● **DATA LINES**
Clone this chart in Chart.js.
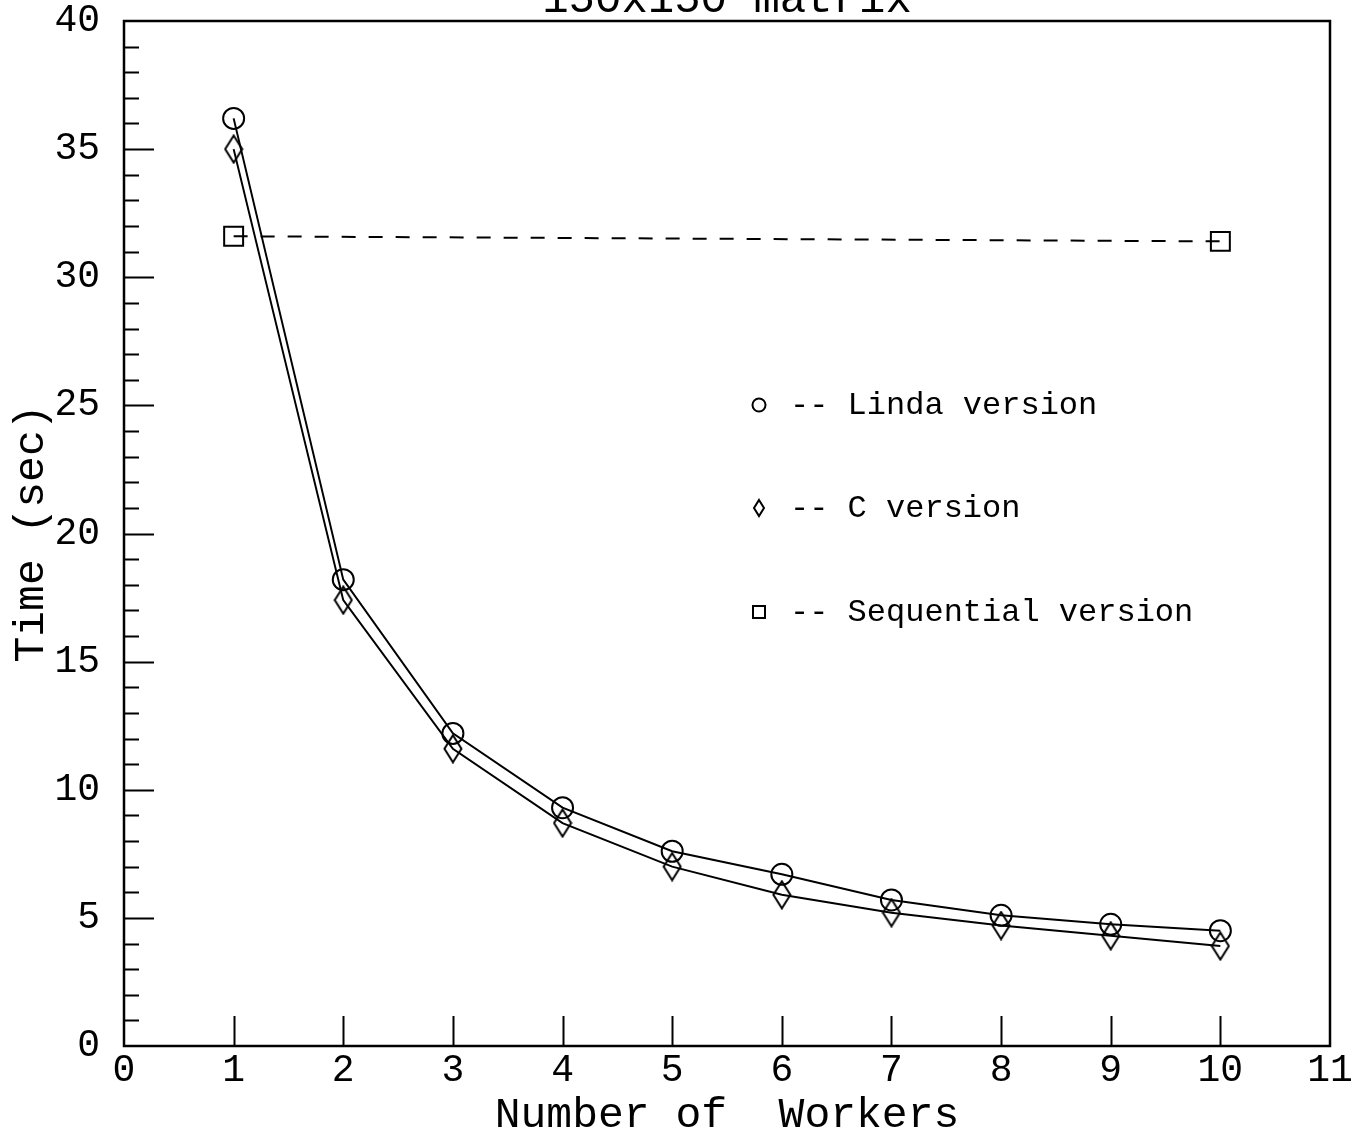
<!DOCTYPE html>
<html>
<head>
<meta charset="utf-8">
<script src="https://cdn.jsdelivr.net/npm/chart.js@4/dist/chart.umd.min.js"></script>
<style>
  html, body { margin: 0; padding: 0; background: #fff; }
  #wrap { width: 1365px; height: 1139px; }
</style>
</head>
<body>
<div id="wrap"><canvas id="c" width="1365" height="1139"></canvas></div>
<script>
// Run times for the 150x150 matrix multiply
const workers = [1, 2, 3, 4, 5, 6, 7, 8, 9, 10];
const lindaTimes = [36.2, 18.2, 12.2, 9.3, 7.6, 6.7, 5.7, 5.1, 4.75, 4.5];
const cTimes = [35.0, 17.4, 11.6, 8.7, 7.0, 5.9, 5.2, 4.7, 4.3, 3.9];
const seqWorkers = [1, 10];
const seqTimes = [31.6, 31.4];

const chartTitle = '150x150 matrix';
const xTitle = 'Number of  Workers';
const yTitle = 'Time (sec)';
const legendLabels = ['-- Linda version', '-- C version', '-- Sequential version'];

const MONO = '"Liberation Mono", "DejaVu Sans Mono", monospace';

// tall, narrow diamond marker
function makeDiamond(w, h, lw) {
  const cv = document.createElement('canvas');
  cv.width = w; cv.height = h;
  const g = cv.getContext('2d');
  g.strokeStyle = '#000';
  g.lineWidth = lw;
  g.beginPath();
  g.moveTo(w / 2, lw * 0.75);
  g.lineTo(w - lw * 0.75, h / 2);
  g.lineTo(w / 2, h - lw * 0.75);
  g.lineTo(lw * 0.75, h / 2);
  g.closePath();
  g.stroke();
  return cv;
}
const diamond = makeDiamond(20, 30, 2);

const toPoints = (xs, ys) => xs.map((x, i) => ({ x: x, y: ys[i] }));

// frame, inward ticks, clipped title and the in-plot key
const decorations = {
  id: 'decorations',
  beforeDatasetsDraw(chart) {
    const { ctx, chartArea: a, scales } = chart;
    ctx.save();
    ctx.strokeStyle = '#000';
    ctx.lineWidth = 2.5;
    ctx.strokeRect(a.left, a.top, a.right - a.left, a.bottom - a.top);
    ctx.lineWidth = 2;
    ctx.beginPath();
    for (let v = 1; v < 40; v++) {
      const y = Math.round(scales.y.getPixelForValue(v)) + 0.5;
      const len = v % 5 === 0 ? 30 : 15;
      ctx.moveTo(a.left, y);
      ctx.lineTo(a.left + len, y);
    }
    for (let v = 1; v <= 10; v++) {
      const x = Math.round(scales.x.getPixelForValue(v)) + 0.5;
      ctx.moveTo(x, a.bottom);
      ctx.lineTo(x, a.bottom - 30);
    }
    ctx.stroke();
    ctx.restore();
  },
  afterDraw(chart) {
    const { ctx, chartArea: a } = chart;
    ctx.save();
    ctx.fillStyle = '#000';
    ctx.strokeStyle = '#000';
    ctx.font = '44px ' + MONO;
    ctx.textAlign = 'center';
    ctx.textBaseline = 'alphabetic';
    ctx.fillText(chartTitle, (a.left + a.right) / 2, 12);

    const mx = a.left + 635;
    const tx = a.left + 666;
    const rows = [a.top + 384, a.top + 487, a.top + 591];
    ctx.lineWidth = 2;
    // circle
    ctx.beginPath();
    ctx.arc(mx, rows[0], 6.5, 0, Math.PI * 2);
    ctx.stroke();
    // diamond
    ctx.beginPath();
    ctx.moveTo(mx, rows[1] - 8);
    ctx.lineTo(mx + 5, rows[1]);
    ctx.lineTo(mx, rows[1] + 8);
    ctx.lineTo(mx - 5, rows[1]);
    ctx.closePath();
    ctx.stroke();
    // square
    ctx.strokeRect(mx - 6, rows[2] - 6, 12, 12);

    ctx.font = '32px ' + MONO;
    ctx.textAlign = 'left';
    ctx.textBaseline = 'middle';
    legendLabels.forEach((t, i) => ctx.fillText(t, tx, rows[i] + 1));
    ctx.restore();
  }
};

new Chart(document.getElementById('c'), {
  type: 'line',
  data: {
    datasets: [
      {
        label: 'Linda version',
        data: toPoints(workers, lindaTimes),
        borderColor: '#000',
        borderWidth: 2,
        pointStyle: 'circle',
        pointRadius: 10.5,
        pointBorderWidth: 2,
        pointBorderColor: '#000',
        pointBackgroundColor: 'rgba(0,0,0,0)',
        tension: 0
      },
      {
        label: 'C version',
        data: toPoints(workers, cTimes),
        borderColor: '#000',
        borderWidth: 2,
        pointStyle: diamond,
        pointRadius: 10,
        tension: 0
      },
      {
        label: 'Sequential version',
        data: toPoints(seqWorkers, seqTimes),
        borderColor: '#000',
        borderWidth: 2,
        borderDash: [14, 13],
        pointStyle: 'rect',
        pointRadius: 13.4,
        pointBorderWidth: 2,
        pointBorderColor: '#000',
        pointBackgroundColor: 'rgba(0,0,0,0)',
        tension: 0
      }
    ]
  },
  options: {
    responsive: false,
    animation: false,
    devicePixelRatio: 1,
    layout: { padding: { top: 21, right: 35, bottom: 0, left: 0 } },
    plugins: {
      legend: { display: false },
      tooltip: { enabled: false },
      title: { display: false }
    },
    scales: {
      x: {
        type: 'linear',
        min: 0,
        max: 11,
        grid: { display: false, drawTicks: false },
        border: { display: false },
        ticks: { stepSize: 1, padding: 4, color: '#000', font: { family: MONO, size: 38, lineHeight: 1.1 }, maxRotation: 0 },
        title: { display: true, text: xTitle, color: '#000', font: { family: MONO, size: 43 }, padding: { top: 0, bottom: -2 } },
        afterFit(s) { s.height = 93; }
      },
      y: {
        min: 0,
        max: 40,
        grid: { display: false, drawTicks: false },
        border: { display: false },
        ticks: { stepSize: 5, padding: 24, color: '#000', font: { family: MONO, size: 38 } },
        title: { display: true, text: yTitle, color: '#000', font: { family: MONO, size: 43 }, padding: { top: 6, bottom: 0 } },
        afterFit(s) { s.width = 124; s.paddingTop = 0; s.paddingBottom = 0; }
      }
    }
  },
  plugins: [decorations]
});
</script>
</body>
</html>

● **WHAT YOU ARE ASKED TO DO**
Quote the data above in full, leaving out the pictures it holds.

● **COMPLETE ANSWER**
Clone this chart in Chart.js.
<!DOCTYPE html>
<html>
<head>
<meta charset="utf-8">
<script src="https://cdn.jsdelivr.net/npm/chart.js@4/dist/chart.umd.min.js"></script>
<style>
  html, body { margin: 0; padding: 0; background: #fff; }
  #wrap { width: 1365px; height: 1139px; }
</style>
</head>
<body>
<div id="wrap"><canvas id="c" width="1365" height="1139"></canvas></div>
<script>
// Run times for the 150x150 matrix multiply
const workers = [1, 2, 3, 4, 5, 6, 7, 8, 9, 10];
const lindaTimes = [36.2, 18.2, 12.2, 9.3, 7.6, 6.7, 5.7, 5.1, 4.75, 4.5];
const cTimes = [35.0, 17.4, 11.6, 8.7, 7.0, 5.9, 5.2, 4.7, 4.3, 3.9];
const seqWorkers = [1, 10];
const seqTimes = [31.6, 31.4];

const chartTitle = '150x150 matrix';
const xTitle = 'Number of  Workers';
const yTitle = 'Time (sec)';
const legendLabels = ['-- Linda version', '-- C version', '-- Sequential version'];

const MONO = '"Liberation Mono", "DejaVu Sans Mono", monospace';

// tall, narrow diamond marker
function makeDiamond(w, h, lw) {
  const cv = document.createElement('canvas');
  cv.width = w; cv.height = h;
  const g = cv.getContext('2d');
  g.strokeStyle = '#000';
  g.lineWidth = lw;
  g.beginPath();
  g.moveTo(w / 2, lw * 0.75);
  g.lineTo(w - lw * 0.75, h / 2);
  g.lineTo(w / 2, h - lw * 0.75);
  g.lineTo(lw * 0.75, h / 2);
  g.closePath();
  g.stroke();
  return cv;
}
const diamond = makeDiamond(20, 30, 2);

const toPoints = (xs, ys) => xs.map((x, i) => ({ x: x, y: ys[i] }));

// frame, inward ticks, clipped title and the in-plot key
const decorations = {
  id: 'decorations',
  beforeDatasetsDraw(chart) {
    const { ctx, chartArea: a, scales } = chart;
    ctx.save();
    ctx.strokeStyle = '#000';
    ctx.lineWidth = 2.5;
    ctx.strokeRect(a.left, a.top, a.right - a.left, a.bottom - a.top);
    ctx.lineWidth = 2;
    ctx.beginPath();
    for (let v = 1; v < 40; v++) {
      const y = Math.round(scales.y.getPixelForValue(v)) + 0.5;
      const len = v % 5 === 0 ? 30 : 15;
      ctx.moveTo(a.left, y);
      ctx.lineTo(a.left + len, y);
    }
    for (let v = 1; v <= 10; v++) {
      const x = Math.round(scales.x.getPixelForValue(v)) + 0.5;
      ctx.moveTo(x, a.bottom);
      ctx.lineTo(x, a.bottom - 30);
    }
    ctx.stroke();
    ctx.restore();
  },
  afterDraw(chart) {
    const { ctx, chartArea: a } = chart;
    ctx.save();
    ctx.fillStyle = '#000';
    ctx.strokeStyle = '#000';
    ctx.font = '44px ' + MONO;
    ctx.textAlign = 'center';
    ctx.textBaseline = 'alphabetic';
    ctx.fillText(chartTitle, (a.left + a.right) / 2, 12);

    const mx = a.left + 635;
    const tx = a.left + 666;
    const rows = [a.top + 384, a.top + 487, a.top + 591];
    ctx.lineWidth = 2;
    // circle
    ctx.beginPath();
    ctx.arc(mx, rows[0], 6.5, 0, Math.PI * 2);
    ctx.stroke();
    // diamond
    ctx.beginPath();
    ctx.moveTo(mx, rows[1] - 8);
    ctx.lineTo(mx + 5, rows[1]);
    ctx.lineTo(mx, rows[1] + 8);
    ctx.lineTo(mx - 5, rows[1]);
    ctx.closePath();
    ctx.stroke();
    // square
    ctx.strokeRect(mx - 6, rows[2] - 6, 12, 12);

    ctx.font = '32px ' + MONO;
    ctx.textAlign = 'left';
    ctx.textBaseline = 'middle';
    legendLabels.forEach((t, i) => ctx.fillText(t, tx, rows[i] + 1));
    ctx.restore();
  }
};

new Chart(document.getElementById('c'), {
  type: 'line',
  data: {
    datasets: [
      {
        label: 'Linda version',
        data: toPoints(workers, lindaTimes),
        borderColor: '#000',
        borderWidth: 2,
        pointStyle: 'circle',
        pointRadius: 10.5,
        pointBorderWidth: 2,
        pointBorderColor: '#000',
        pointBackgroundColor: 'rgba(0,0,0,0)',
        tension: 0
      },
      {
        label: 'C version',
        data: toPoints(workers, cTimes),
        borderColor: '#000',
        borderWidth: 2,
        pointStyle: diamond,
        pointRadius: 10,
        tension: 0
      },
      {
        label: 'Sequential version',
        data: toPoints(seqWorkers, seqTimes),
        borderColor: '#000',
        borderWidth: 2,
        borderDash: [14, 13],
        pointStyle: 'rect',
        pointRadius: 13.4,
        pointBorderWidth: 2,
        pointBorderColor: '#000',
        pointBackgroundColor: 'rgba(0,0,0,0)',
        tension: 0
      }
    ]
  },
  options: {
    responsive: false,
    animation: false,
    devicePixelRatio: 1,
    layout: { padding: { top: 21, right: 35, bottom: 0, left: 0 } },
    plugins: {
      legend: { display: false },
      tooltip: { enabled: false },
      title: { display: false }
    },
    scales: {
      x: {
        type: 'linear',
        min: 0,
        max: 11,
        grid: { display: false, drawTicks: false },
        border: { display: false },
        ticks: { stepSize: 1, padding: 4, color: '#000', font: { family: MONO, size: 38, lineHeight: 1.1 }, maxRotation: 0 },
        title: { display: true, text: xTitle, color: '#000', font: { family: MONO, size: 43 }, padding: { top: 0, bottom: -2 } },
        afterFit(s) { s.height = 93; }
      },
      y: {
        min: 0,
        max: 40,
        grid: { display: false, drawTicks: false },
        border: { display: false },
        ticks: { stepSize: 5, padding: 24, color: '#000', font: { family: MONO, size: 38 } },
        title: { display: true, text: yTitle, color: '#000', font: { family: MONO, size: 43 }, padding: { top: 6, bottom: 0 } },
        afterFit(s) { s.width = 124; s.paddingTop = 0; s.paddingBottom = 0; }
      }
    }
  },
  plugins: [decorations]
});
</script>
</body>
</html>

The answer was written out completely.